Set task:
Identify the lines bearing the string "chart" and gather them.
§
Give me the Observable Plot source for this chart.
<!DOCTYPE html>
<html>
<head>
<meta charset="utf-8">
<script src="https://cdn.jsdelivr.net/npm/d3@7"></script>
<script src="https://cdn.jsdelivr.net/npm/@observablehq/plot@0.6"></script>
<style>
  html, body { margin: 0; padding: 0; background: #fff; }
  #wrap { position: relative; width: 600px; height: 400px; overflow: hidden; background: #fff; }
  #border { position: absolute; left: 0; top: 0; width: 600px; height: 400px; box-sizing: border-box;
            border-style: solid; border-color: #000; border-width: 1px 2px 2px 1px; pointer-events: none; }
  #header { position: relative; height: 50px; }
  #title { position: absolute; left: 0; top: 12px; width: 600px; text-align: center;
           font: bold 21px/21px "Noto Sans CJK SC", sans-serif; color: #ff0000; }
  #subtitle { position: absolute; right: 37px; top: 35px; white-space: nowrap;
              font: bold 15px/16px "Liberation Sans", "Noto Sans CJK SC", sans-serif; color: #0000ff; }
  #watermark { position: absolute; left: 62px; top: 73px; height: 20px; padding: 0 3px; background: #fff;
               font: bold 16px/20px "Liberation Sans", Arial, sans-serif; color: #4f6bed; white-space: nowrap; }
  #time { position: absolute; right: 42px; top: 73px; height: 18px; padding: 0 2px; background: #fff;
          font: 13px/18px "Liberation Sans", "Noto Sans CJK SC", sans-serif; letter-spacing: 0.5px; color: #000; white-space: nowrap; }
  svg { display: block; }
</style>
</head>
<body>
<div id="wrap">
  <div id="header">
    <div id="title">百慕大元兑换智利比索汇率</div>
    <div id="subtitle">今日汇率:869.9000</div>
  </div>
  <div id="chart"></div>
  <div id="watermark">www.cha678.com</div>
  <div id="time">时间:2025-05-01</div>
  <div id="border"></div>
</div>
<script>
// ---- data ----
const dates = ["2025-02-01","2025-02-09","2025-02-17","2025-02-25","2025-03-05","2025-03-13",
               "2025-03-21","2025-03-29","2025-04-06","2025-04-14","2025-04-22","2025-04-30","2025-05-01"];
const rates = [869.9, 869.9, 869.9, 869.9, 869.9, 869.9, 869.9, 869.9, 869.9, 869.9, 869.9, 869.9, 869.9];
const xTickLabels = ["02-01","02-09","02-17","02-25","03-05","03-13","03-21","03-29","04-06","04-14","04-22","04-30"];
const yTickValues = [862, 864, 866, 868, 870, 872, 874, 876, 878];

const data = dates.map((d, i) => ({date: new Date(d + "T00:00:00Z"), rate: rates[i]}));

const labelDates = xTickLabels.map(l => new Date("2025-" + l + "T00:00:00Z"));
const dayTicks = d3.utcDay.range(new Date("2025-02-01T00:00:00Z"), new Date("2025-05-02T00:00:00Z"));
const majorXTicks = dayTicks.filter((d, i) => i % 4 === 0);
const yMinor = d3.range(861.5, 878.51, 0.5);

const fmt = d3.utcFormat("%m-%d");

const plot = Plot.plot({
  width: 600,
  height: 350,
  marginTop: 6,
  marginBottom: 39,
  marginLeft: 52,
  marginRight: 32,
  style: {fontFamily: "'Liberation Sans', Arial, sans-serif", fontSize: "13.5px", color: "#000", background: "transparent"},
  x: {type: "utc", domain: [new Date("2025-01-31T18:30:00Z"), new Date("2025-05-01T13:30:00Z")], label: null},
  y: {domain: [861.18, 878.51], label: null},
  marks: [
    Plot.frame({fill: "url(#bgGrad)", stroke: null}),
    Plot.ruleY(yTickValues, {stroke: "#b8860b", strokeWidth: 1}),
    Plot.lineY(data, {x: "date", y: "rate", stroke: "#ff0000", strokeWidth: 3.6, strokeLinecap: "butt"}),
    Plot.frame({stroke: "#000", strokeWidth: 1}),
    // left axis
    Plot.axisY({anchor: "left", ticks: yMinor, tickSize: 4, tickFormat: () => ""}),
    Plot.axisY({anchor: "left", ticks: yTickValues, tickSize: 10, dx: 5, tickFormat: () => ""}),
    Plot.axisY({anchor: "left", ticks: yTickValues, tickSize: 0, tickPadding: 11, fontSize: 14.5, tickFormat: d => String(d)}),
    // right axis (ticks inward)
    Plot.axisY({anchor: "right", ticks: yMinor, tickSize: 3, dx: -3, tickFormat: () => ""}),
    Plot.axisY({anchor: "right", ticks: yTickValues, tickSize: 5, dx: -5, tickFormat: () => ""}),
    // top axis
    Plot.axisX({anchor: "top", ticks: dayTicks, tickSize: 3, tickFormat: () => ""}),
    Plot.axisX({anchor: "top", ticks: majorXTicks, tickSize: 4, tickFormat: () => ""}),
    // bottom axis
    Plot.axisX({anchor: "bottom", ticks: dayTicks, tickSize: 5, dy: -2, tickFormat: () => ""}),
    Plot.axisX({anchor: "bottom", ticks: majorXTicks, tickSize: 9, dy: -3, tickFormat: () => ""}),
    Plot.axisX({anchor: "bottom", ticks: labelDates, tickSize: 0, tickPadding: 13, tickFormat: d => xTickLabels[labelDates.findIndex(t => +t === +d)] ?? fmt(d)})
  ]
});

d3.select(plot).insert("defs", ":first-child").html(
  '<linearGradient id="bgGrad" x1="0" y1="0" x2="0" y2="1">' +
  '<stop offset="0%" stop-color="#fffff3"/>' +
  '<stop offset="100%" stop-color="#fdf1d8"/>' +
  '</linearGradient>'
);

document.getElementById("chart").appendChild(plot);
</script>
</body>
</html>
§
Complete output:
Give me the Observable Plot source for this chart.
  <div id="chart"></div>
document.getElementById("chart").appendChild(plot);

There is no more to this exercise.